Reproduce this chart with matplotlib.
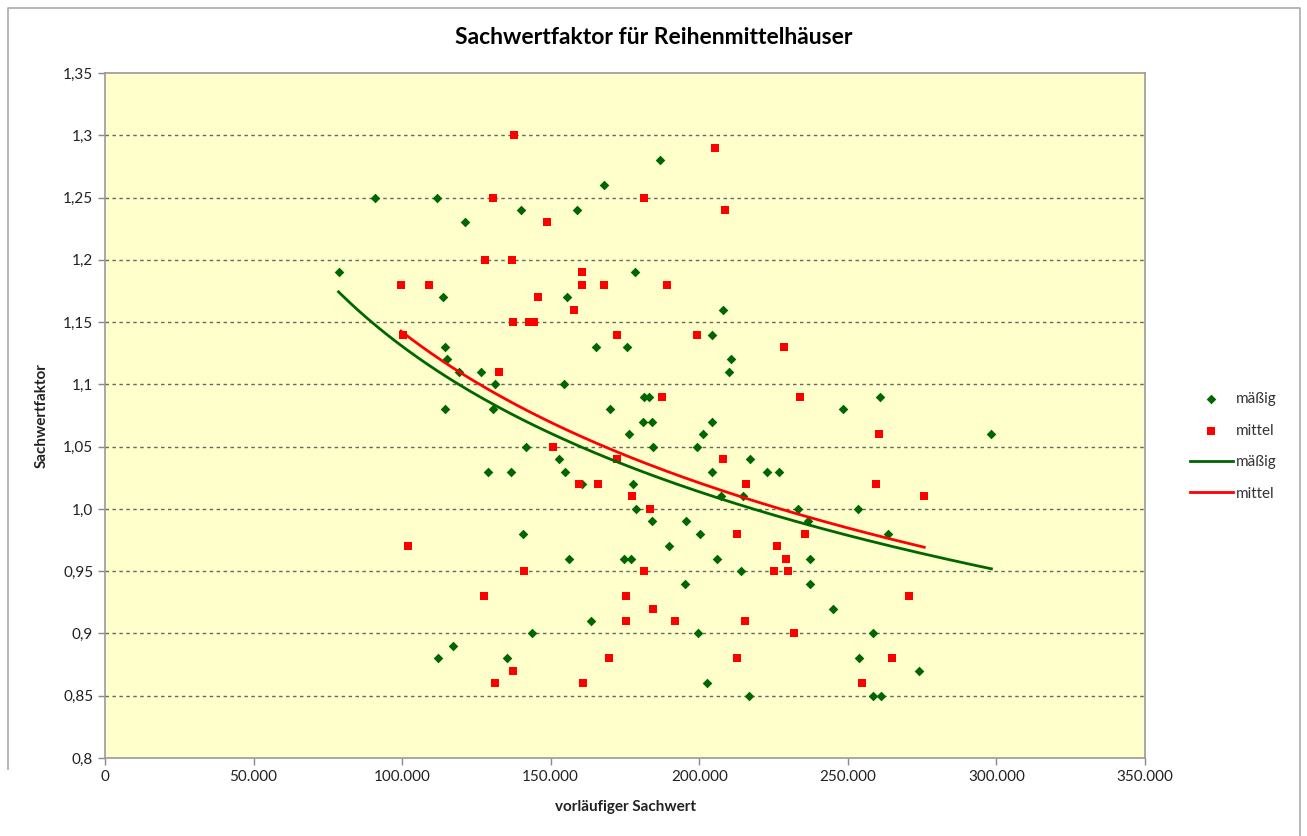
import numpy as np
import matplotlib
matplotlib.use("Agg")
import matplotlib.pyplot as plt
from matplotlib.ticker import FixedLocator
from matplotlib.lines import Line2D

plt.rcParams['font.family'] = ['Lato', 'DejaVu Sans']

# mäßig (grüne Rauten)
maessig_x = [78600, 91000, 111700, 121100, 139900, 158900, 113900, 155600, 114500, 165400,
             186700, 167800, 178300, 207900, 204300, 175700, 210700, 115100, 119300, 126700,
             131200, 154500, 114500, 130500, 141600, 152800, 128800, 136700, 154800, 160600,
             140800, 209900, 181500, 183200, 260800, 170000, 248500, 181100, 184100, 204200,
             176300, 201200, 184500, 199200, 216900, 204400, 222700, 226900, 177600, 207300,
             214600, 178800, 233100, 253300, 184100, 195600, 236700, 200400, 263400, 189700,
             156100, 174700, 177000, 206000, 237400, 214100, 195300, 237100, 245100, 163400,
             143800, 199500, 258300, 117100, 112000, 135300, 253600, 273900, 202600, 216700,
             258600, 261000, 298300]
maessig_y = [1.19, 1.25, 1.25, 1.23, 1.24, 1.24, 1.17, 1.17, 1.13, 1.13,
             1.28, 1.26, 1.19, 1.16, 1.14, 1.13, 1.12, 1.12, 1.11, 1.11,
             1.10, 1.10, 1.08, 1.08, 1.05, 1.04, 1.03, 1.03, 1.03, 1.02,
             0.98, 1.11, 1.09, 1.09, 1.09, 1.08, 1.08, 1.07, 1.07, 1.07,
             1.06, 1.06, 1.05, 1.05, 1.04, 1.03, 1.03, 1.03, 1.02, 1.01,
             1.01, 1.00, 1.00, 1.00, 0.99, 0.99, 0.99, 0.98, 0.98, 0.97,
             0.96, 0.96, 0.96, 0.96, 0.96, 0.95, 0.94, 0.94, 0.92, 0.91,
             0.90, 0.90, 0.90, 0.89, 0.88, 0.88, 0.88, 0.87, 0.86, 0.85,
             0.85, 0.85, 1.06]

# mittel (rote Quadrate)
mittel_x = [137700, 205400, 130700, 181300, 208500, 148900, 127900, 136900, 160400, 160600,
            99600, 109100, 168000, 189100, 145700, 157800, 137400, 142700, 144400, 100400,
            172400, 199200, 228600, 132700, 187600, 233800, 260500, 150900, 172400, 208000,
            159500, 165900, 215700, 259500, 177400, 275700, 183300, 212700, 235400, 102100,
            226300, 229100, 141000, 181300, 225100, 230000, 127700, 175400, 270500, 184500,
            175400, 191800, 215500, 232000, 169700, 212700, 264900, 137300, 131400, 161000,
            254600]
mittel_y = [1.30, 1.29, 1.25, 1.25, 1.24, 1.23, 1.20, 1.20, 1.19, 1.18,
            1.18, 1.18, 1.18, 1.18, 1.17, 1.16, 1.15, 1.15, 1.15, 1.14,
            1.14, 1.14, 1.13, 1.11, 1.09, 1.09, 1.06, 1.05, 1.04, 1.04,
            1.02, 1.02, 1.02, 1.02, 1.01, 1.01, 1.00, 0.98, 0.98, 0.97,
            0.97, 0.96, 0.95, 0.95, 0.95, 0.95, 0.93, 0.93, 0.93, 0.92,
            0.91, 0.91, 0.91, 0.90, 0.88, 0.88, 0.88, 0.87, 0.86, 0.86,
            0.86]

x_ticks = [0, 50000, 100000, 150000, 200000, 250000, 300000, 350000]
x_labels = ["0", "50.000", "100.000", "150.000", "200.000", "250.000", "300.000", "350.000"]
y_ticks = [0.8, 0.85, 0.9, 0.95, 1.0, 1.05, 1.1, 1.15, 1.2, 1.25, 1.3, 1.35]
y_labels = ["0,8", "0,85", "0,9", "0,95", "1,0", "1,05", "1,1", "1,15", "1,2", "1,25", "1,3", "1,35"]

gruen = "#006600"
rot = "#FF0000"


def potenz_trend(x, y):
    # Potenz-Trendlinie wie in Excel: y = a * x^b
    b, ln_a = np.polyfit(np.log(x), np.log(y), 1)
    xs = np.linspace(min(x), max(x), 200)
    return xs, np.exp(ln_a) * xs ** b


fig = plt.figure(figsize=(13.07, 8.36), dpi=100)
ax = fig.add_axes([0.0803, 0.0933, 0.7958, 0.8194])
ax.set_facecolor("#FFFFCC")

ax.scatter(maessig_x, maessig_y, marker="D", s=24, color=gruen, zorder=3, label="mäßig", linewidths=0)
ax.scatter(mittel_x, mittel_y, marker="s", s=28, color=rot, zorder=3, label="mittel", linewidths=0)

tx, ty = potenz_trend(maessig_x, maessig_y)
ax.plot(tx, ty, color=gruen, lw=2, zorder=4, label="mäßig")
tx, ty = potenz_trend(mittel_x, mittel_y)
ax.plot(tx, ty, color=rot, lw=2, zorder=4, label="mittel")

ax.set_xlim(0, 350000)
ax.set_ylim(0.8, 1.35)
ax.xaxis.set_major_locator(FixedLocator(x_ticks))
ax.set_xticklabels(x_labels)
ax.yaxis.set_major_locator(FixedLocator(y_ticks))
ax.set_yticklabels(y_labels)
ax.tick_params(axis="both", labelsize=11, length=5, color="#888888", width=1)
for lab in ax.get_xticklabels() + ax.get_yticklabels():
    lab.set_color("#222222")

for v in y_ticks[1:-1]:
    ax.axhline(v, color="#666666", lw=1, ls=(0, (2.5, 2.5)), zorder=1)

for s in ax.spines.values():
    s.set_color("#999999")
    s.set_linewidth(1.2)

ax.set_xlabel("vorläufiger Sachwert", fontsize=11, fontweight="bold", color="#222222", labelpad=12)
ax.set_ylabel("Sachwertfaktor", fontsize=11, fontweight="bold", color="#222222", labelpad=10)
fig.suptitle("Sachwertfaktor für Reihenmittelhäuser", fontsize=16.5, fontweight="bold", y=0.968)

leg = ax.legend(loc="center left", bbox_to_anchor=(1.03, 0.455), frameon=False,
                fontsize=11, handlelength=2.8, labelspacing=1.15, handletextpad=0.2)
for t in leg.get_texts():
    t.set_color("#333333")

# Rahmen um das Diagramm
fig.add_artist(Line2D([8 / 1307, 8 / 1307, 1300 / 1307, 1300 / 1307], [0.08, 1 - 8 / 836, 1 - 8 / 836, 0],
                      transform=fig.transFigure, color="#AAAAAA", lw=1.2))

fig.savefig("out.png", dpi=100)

......

### Problem requirements
Reproduce the material above exactly, first line through the line that contains "0.85, 0.85, 1.06]", minus the pictures.

### Reply
Reproduce this chart with matplotlib.
import numpy as np
import matplotlib
matplotlib.use("Agg")
import matplotlib.pyplot as plt
from matplotlib.ticker import FixedLocator
from matplotlib.lines import Line2D

plt.rcParams['font.family'] = ['Lato', 'DejaVu Sans']

# mäßig (grüne Rauten)
maessig_x = [78600, 91000, 111700, 121100, 139900, 158900, 113900, 155600, 114500, 165400,
             186700, 167800, 178300, 207900, 204300, 175700, 210700, 115100, 119300, 126700,
             131200, 154500, 114500, 130500, 141600, 152800, 128800, 136700, 154800, 160600,
             140800, 209900, 181500, 183200, 260800, 170000, 248500, 181100, 184100, 204200,
             176300, 201200, 184500, 199200, 216900, 204400, 222700, 226900, 177600, 207300,
             214600, 178800, 233100, 253300, 184100, 195600, 236700, 200400, 263400, 189700,
             156100, 174700, 177000, 206000, 237400, 214100, 195300, 237100, 245100, 163400,
             143800, 199500, 258300, 117100, 112000, 135300, 253600, 273900, 202600, 216700,
             258600, 261000, 298300]
maessig_y = [1.19, 1.25, 1.25, 1.23, 1.24, 1.24, 1.17, 1.17, 1.13, 1.13,
             1.28, 1.26, 1.19, 1.16, 1.14, 1.13, 1.12, 1.12, 1.11, 1.11,
             1.10, 1.10, 1.08, 1.08, 1.05, 1.04, 1.03, 1.03, 1.03, 1.02,
             0.98, 1.11, 1.09, 1.09, 1.09, 1.08, 1.08, 1.07, 1.07, 1.07,
             1.06, 1.06, 1.05, 1.05, 1.04, 1.03, 1.03, 1.03, 1.02, 1.01,
             1.01, 1.00, 1.00, 1.00, 0.99, 0.99, 0.99, 0.98, 0.98, 0.97,
             0.96, 0.96, 0.96, 0.96, 0.96, 0.95, 0.94, 0.94, 0.92, 0.91,
             0.90, 0.90, 0.90, 0.89, 0.88, 0.88, 0.88, 0.87, 0.86, 0.85,
             0.85, 0.85, 1.06]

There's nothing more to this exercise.